**To be done:**
Search the records for the word "uses" and pick out every line that has it.
--- BEGIN ---
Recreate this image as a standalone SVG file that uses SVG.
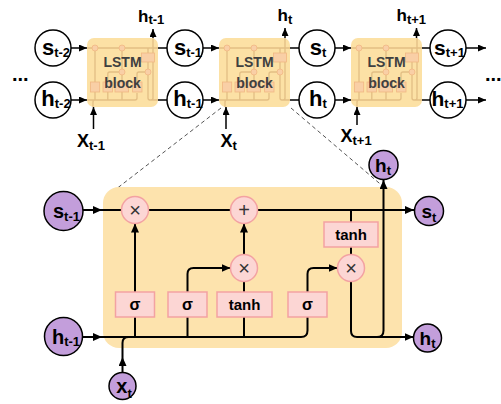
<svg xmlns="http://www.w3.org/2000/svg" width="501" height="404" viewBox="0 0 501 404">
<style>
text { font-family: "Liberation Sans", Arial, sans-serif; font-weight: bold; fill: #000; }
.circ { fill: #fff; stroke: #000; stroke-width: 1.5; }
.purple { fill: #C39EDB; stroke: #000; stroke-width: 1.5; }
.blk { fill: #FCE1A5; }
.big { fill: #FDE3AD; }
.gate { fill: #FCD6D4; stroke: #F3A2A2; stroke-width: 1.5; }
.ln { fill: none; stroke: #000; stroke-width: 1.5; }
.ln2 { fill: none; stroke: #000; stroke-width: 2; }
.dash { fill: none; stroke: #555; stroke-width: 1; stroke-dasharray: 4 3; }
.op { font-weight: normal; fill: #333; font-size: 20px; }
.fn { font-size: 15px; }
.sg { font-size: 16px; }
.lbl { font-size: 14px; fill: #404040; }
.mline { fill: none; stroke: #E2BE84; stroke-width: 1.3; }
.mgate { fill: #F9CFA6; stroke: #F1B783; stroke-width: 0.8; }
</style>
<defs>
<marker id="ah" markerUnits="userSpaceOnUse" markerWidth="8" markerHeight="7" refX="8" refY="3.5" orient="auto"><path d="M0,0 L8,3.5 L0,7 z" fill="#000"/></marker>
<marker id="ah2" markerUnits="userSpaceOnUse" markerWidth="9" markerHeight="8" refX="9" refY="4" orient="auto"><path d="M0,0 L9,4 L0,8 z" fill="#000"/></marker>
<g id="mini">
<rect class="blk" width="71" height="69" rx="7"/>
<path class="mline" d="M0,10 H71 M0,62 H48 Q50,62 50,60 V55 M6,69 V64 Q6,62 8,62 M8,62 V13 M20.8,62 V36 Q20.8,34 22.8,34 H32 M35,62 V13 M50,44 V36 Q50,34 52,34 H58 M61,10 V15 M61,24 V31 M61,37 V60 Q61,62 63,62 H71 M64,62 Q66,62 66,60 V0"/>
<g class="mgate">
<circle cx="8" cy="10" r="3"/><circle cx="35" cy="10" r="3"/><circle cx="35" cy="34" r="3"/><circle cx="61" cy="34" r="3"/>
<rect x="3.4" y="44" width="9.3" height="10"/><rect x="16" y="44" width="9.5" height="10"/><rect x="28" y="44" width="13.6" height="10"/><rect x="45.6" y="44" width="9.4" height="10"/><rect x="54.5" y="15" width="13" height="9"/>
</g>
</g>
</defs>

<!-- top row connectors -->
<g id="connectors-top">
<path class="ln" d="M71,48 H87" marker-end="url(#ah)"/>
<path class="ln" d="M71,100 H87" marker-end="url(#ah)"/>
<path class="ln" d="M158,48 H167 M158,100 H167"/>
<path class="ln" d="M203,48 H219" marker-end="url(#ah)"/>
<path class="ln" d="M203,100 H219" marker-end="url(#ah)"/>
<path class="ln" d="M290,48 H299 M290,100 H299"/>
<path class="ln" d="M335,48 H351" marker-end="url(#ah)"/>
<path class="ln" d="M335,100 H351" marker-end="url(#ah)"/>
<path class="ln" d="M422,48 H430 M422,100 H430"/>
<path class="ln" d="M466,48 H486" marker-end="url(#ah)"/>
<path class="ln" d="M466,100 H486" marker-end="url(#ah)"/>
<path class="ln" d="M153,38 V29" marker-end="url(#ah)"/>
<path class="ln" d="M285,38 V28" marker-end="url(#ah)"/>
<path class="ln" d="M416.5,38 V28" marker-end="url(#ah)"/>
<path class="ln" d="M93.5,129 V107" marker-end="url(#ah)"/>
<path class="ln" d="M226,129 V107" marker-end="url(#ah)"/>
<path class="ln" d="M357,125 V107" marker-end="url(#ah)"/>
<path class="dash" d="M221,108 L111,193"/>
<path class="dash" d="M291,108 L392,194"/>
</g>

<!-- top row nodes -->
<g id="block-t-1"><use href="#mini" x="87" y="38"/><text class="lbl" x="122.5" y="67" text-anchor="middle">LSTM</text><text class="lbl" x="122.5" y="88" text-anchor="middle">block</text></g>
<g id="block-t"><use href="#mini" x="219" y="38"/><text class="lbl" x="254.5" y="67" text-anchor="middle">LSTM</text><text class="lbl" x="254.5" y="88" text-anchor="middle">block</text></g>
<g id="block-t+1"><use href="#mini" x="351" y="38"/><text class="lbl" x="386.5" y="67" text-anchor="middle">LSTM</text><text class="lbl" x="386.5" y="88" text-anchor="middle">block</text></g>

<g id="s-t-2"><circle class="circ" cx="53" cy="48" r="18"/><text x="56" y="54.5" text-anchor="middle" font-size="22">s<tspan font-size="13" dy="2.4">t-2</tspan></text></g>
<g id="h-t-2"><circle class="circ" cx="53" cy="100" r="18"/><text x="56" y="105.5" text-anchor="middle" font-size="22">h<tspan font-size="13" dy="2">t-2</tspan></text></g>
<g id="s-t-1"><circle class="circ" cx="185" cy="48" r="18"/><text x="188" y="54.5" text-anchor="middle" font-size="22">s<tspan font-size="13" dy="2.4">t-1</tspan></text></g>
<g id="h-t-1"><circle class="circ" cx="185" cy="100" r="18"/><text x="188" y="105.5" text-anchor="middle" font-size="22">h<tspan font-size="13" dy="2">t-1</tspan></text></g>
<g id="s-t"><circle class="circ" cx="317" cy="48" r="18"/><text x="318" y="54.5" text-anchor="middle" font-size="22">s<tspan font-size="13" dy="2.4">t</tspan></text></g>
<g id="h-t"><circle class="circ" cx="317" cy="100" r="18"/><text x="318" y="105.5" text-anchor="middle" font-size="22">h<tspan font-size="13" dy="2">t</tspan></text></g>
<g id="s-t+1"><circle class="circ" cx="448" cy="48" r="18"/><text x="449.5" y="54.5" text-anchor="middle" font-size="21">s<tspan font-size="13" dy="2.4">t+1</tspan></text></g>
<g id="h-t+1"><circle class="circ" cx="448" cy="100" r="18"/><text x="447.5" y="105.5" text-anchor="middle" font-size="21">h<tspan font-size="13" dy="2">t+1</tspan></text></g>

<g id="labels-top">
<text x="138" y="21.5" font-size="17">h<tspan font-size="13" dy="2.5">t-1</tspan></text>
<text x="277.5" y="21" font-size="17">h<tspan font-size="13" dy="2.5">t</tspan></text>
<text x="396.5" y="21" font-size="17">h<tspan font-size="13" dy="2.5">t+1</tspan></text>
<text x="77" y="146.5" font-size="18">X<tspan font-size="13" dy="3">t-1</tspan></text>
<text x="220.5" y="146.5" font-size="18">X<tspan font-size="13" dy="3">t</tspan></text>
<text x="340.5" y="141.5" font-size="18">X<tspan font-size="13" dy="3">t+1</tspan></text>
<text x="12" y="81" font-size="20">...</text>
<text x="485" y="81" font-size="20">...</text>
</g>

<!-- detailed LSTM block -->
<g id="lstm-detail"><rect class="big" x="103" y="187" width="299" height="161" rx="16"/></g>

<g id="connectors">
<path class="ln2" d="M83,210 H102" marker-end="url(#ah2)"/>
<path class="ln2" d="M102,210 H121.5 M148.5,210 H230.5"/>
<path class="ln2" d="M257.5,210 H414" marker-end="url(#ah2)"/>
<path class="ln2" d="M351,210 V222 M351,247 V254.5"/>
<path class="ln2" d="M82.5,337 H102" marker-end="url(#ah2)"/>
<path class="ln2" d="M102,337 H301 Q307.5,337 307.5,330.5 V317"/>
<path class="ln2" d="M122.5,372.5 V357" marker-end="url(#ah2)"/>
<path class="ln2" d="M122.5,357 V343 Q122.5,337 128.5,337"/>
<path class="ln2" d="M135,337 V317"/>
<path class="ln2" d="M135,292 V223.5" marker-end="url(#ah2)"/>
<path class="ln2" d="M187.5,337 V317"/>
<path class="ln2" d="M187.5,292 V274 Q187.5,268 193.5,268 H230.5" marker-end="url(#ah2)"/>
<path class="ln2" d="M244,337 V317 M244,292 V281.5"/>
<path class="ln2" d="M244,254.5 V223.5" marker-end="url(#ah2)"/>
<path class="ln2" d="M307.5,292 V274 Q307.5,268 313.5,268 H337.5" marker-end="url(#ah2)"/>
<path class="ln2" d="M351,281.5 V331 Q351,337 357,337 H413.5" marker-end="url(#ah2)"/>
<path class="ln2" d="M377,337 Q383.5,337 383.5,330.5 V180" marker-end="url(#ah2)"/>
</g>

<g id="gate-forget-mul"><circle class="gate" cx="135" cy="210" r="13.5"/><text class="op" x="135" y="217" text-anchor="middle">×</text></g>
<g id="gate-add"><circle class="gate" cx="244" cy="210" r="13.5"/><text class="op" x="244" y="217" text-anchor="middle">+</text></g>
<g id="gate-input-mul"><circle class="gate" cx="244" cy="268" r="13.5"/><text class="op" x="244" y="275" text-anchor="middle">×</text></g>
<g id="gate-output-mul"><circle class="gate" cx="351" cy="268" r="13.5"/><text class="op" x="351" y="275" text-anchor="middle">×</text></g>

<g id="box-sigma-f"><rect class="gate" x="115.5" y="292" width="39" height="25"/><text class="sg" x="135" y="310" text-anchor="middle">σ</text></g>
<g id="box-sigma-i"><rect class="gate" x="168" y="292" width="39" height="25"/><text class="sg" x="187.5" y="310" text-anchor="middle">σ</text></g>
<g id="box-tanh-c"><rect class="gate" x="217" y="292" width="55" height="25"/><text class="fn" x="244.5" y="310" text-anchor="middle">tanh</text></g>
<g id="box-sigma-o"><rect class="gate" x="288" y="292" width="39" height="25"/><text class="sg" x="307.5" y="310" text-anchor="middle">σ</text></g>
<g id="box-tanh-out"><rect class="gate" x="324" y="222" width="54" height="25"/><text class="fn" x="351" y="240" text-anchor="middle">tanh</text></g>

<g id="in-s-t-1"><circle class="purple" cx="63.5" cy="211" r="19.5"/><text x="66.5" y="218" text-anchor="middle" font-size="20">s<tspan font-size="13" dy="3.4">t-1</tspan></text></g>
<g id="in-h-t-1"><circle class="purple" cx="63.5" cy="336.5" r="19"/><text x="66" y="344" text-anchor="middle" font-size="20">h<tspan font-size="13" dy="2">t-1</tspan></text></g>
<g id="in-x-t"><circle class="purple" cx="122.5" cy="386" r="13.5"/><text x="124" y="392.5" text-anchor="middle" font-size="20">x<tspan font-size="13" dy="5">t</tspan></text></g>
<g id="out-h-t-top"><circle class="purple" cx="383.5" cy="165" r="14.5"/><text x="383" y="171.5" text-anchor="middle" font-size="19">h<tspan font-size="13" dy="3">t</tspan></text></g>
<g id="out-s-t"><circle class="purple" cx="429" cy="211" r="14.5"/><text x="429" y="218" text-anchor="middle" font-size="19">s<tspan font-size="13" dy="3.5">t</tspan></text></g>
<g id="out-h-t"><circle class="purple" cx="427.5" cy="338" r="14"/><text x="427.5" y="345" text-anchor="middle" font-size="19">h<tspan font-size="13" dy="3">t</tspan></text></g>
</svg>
--- END ---
--- BEGIN ---
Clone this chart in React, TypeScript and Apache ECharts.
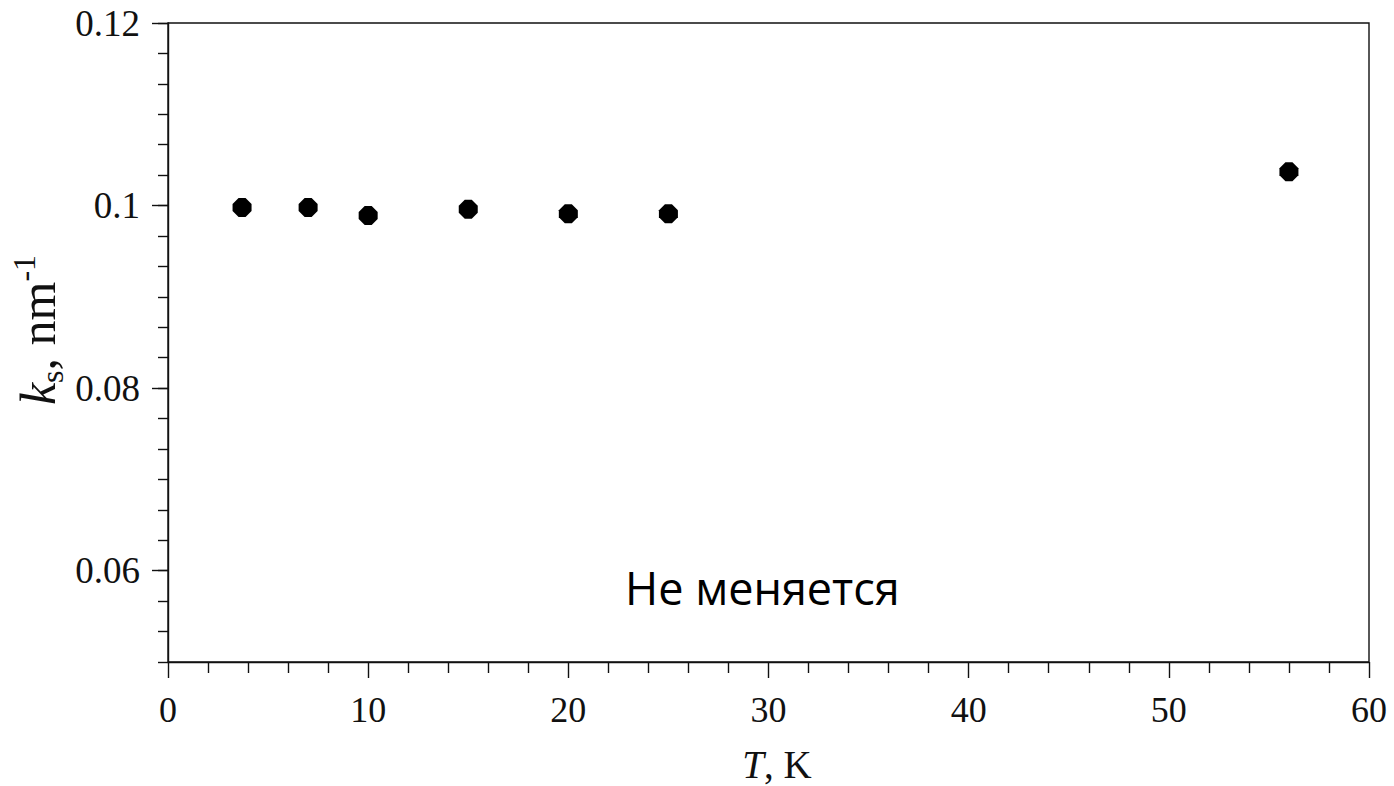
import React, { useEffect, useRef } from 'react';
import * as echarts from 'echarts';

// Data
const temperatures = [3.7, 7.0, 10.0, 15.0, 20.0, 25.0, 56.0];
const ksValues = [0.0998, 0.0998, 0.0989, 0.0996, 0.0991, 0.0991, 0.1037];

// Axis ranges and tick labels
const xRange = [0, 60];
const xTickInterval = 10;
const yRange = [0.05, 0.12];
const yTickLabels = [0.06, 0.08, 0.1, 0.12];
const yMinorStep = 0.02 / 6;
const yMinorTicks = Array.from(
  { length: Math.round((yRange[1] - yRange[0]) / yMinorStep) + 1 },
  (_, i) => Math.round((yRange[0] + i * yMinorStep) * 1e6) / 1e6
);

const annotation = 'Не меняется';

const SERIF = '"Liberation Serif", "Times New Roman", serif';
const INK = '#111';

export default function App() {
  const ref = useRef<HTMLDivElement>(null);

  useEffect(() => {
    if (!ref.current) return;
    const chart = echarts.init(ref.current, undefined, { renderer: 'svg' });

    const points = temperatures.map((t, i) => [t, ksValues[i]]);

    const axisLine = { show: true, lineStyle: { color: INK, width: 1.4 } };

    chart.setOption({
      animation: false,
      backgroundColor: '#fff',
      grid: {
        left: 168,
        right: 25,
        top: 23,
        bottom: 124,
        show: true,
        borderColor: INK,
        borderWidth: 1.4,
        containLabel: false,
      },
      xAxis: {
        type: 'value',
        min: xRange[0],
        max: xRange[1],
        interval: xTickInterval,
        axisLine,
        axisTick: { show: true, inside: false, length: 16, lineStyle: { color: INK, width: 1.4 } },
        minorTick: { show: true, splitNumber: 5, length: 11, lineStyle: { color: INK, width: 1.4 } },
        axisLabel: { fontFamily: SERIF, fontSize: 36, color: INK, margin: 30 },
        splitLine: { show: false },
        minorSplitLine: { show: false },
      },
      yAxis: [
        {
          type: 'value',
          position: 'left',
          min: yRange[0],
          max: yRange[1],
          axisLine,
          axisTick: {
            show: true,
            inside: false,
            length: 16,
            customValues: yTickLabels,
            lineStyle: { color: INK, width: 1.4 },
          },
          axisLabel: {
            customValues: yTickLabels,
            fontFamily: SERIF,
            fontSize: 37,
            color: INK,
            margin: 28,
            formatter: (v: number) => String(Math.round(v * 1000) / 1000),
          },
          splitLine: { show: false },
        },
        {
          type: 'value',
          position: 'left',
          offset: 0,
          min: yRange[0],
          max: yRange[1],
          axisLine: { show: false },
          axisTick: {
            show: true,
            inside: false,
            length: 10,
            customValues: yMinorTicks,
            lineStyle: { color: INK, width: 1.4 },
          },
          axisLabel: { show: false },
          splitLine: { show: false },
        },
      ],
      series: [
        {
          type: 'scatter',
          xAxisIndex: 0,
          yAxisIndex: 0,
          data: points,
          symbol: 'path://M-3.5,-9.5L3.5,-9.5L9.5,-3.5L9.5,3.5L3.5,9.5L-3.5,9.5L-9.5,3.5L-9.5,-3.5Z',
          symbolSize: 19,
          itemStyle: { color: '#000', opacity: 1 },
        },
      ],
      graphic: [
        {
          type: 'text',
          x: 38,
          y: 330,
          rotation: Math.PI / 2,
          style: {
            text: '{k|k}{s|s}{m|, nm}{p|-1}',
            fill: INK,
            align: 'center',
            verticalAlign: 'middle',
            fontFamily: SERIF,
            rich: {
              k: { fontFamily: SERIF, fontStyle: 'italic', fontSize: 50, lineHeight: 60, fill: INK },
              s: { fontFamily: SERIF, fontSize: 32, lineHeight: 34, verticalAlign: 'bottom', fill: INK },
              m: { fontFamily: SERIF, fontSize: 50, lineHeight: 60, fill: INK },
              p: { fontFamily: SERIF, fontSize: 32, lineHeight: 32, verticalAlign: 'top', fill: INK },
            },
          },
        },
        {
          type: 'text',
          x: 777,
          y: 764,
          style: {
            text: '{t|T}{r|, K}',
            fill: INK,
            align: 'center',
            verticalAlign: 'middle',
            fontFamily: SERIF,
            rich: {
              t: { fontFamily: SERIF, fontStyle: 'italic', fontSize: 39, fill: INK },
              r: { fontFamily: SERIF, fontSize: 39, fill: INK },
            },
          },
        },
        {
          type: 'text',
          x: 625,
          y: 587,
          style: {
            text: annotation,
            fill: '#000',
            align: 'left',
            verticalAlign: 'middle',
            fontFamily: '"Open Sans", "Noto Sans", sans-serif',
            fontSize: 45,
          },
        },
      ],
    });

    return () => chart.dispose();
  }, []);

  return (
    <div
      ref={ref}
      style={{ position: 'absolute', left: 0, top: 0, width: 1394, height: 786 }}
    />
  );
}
--- END ---
--- BEGIN ---
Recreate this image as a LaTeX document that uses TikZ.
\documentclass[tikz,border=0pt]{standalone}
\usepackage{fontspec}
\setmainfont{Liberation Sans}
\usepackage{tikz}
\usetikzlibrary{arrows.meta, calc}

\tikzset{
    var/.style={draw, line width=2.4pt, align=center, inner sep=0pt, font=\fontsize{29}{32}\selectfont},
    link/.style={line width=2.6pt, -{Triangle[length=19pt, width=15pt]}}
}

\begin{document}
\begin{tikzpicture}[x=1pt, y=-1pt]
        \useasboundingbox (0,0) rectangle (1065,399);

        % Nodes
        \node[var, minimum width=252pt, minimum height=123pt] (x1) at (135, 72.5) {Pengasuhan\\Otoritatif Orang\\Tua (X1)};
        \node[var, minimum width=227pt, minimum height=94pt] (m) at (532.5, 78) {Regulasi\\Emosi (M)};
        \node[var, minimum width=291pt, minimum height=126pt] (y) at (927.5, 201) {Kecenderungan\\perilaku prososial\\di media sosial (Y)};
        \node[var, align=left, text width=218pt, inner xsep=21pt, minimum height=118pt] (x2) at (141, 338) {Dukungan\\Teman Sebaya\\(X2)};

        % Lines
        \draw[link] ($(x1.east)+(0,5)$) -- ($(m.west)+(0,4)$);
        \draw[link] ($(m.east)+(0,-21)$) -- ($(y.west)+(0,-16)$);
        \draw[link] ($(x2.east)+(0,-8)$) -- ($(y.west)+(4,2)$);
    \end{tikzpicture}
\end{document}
--- END ---
**Answer:**
Recreate this image as a standalone SVG file that uses SVG.
Recreate this image as a LaTeX document that uses TikZ.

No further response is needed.